The biggest hurdle to that acceptance was – and sometimes still is – the toxicity of perfectionism. As for so many others, I allowed unmet childhood needs to become the unhealthy adaptations of my adult life. By holding unrealistic standards for my work, for example, I was simply protecting against the fear of loss. Before you could tell me my work was lousy, and probably never want to have anything to do with me again as a result, my inner critic would prevent any external representation of my internal world.

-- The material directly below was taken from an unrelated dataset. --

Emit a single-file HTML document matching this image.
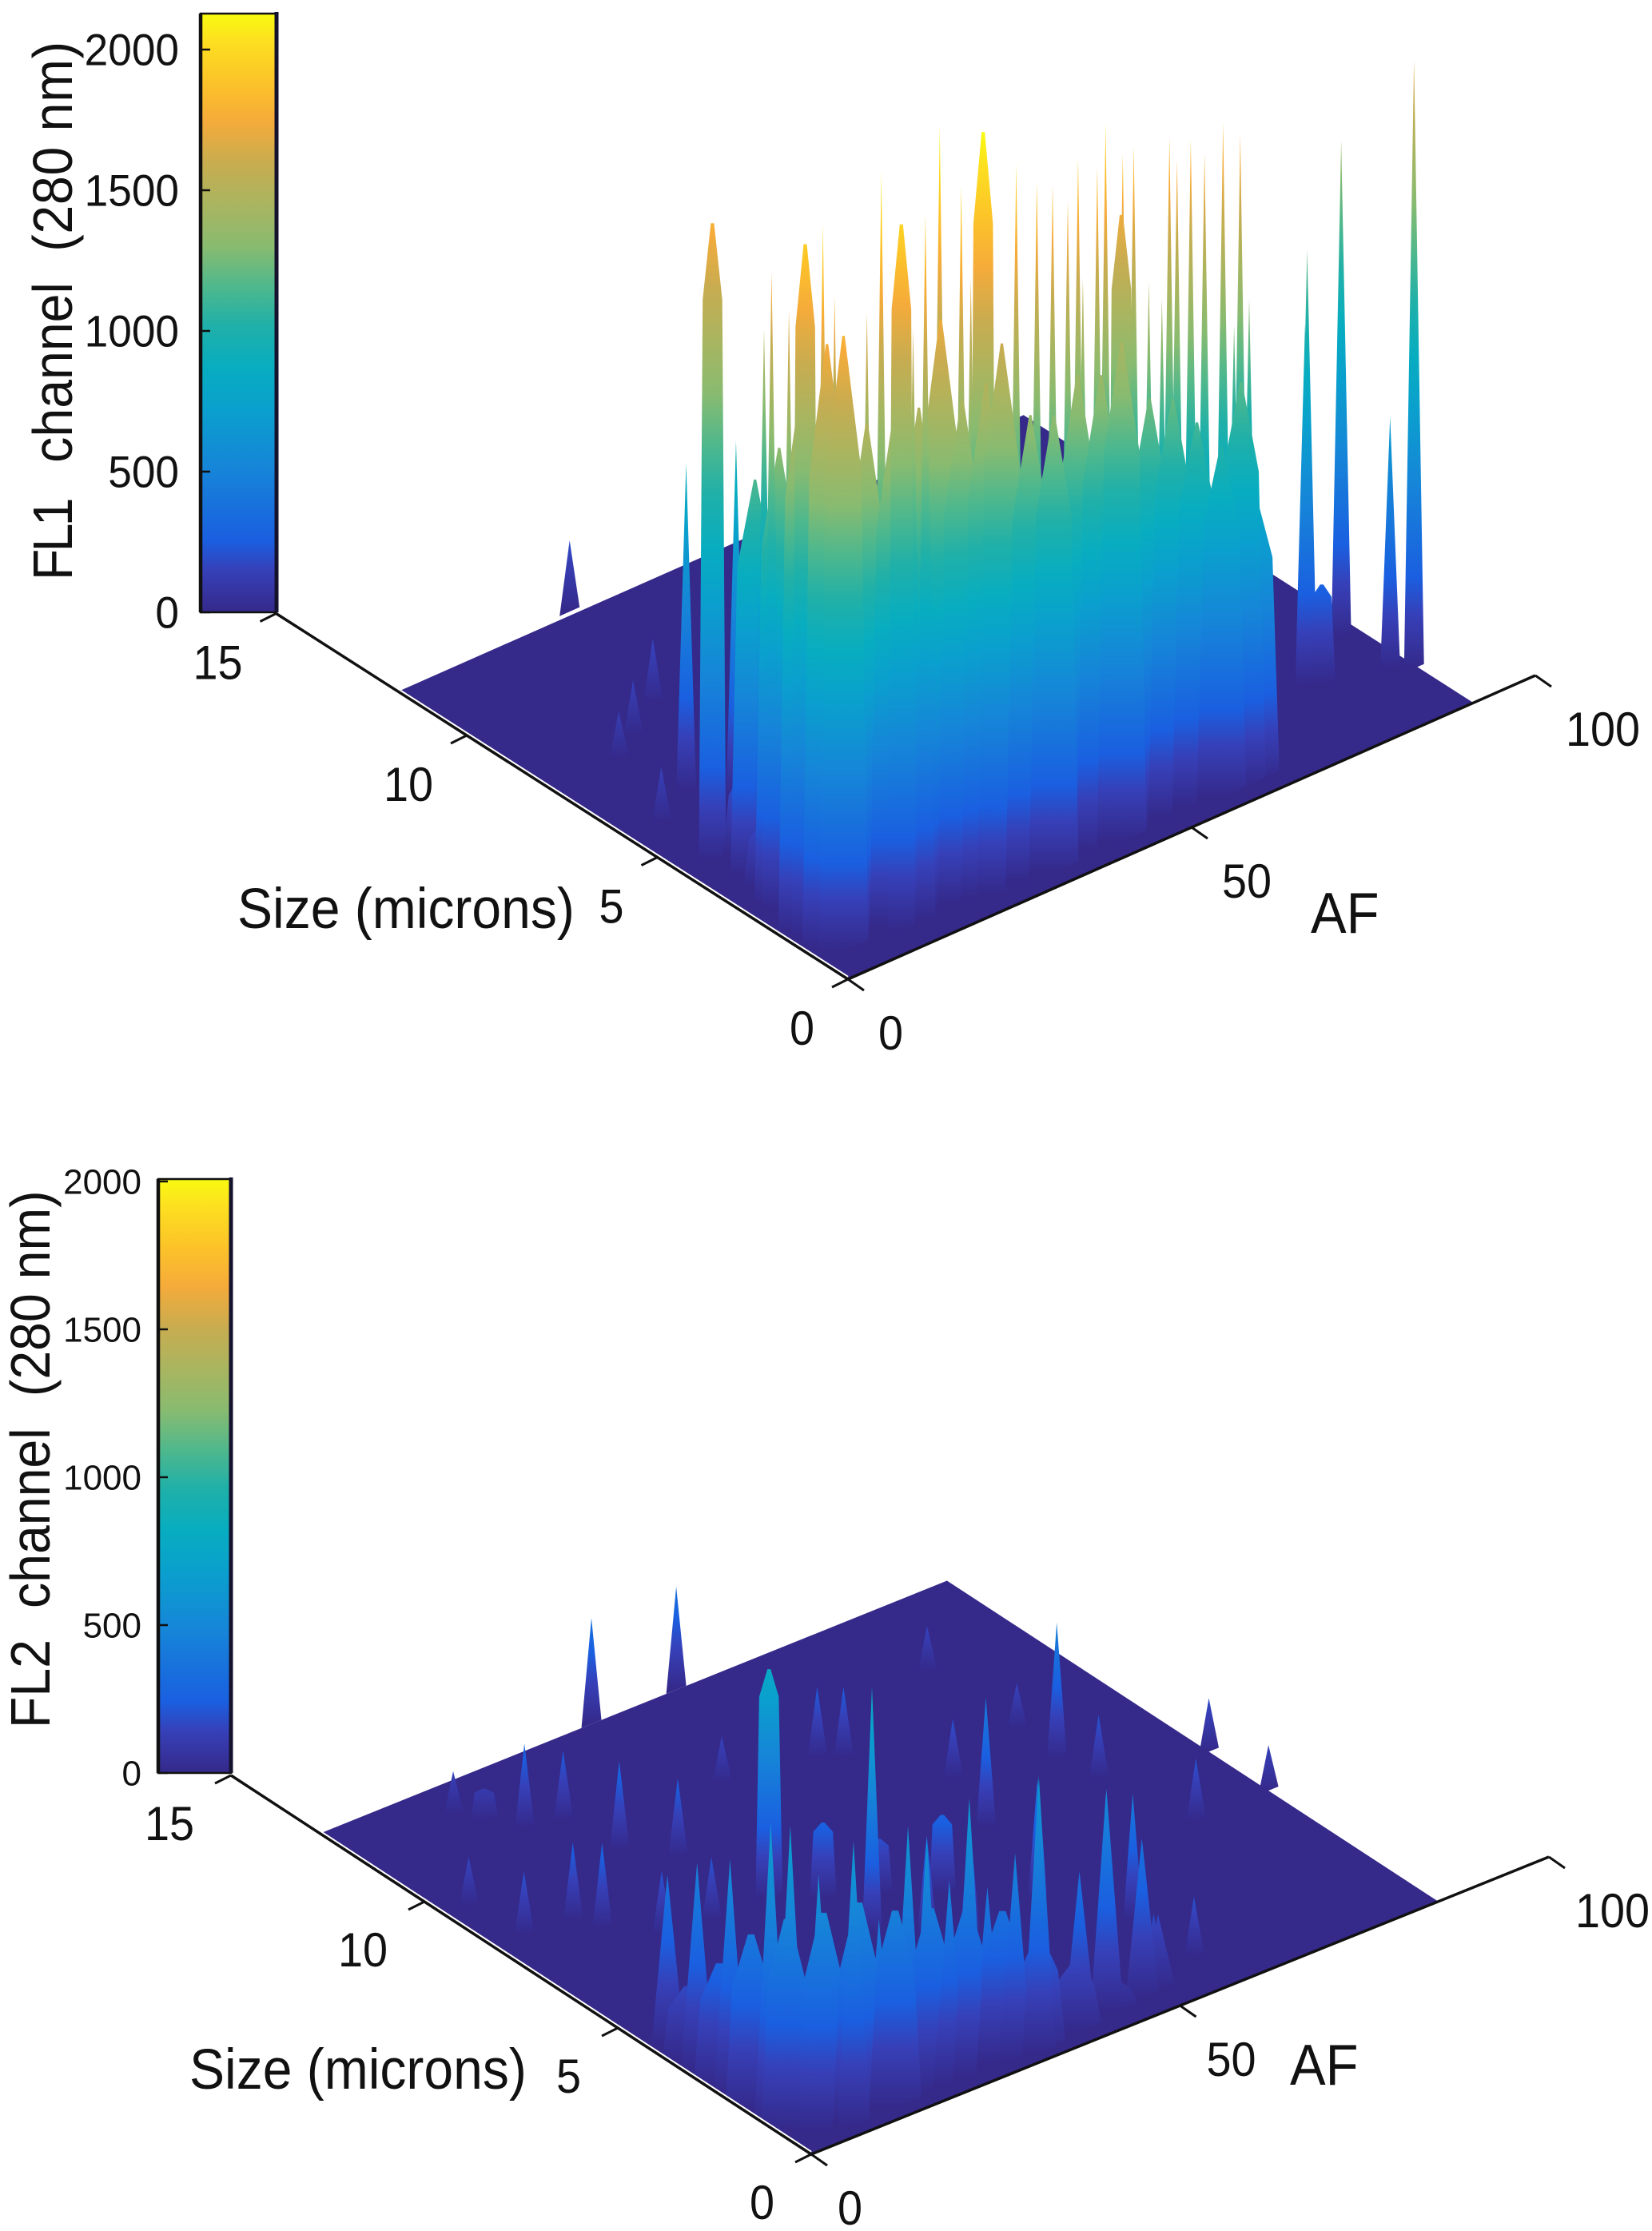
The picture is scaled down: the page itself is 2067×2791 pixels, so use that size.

The very reason I began writing this blog, back in 2007, was to prove to myself that I wouldn’t melt like the Wicked Witch at the first criticism I received about my perspectives on leadership and culture. The fantasy I was living had me convinced that there was a stadium of people just waiting to pounce on my ideas when, of course, the stadium was just row after row of empty seats. My job as a writer was to fill those seats, not by perfecting my work but by finding my voice. This had never occurred to me before.
Twelve years later, I haven’t filled that stadium but I have learned, over the course of one book and 832 posts, that the stadium never existed. It was merely a clever construct of my unaccepted self. Today, I write daily to discover what I’m thinking, to maintain a discipline, to share and continue to find my voice.
My commitment to written expression is one of the few essential pathways I have walked directly into a new and trustworthy pattern of self-acceptance.
To be fully alive means to accept and love yourself, just as you are.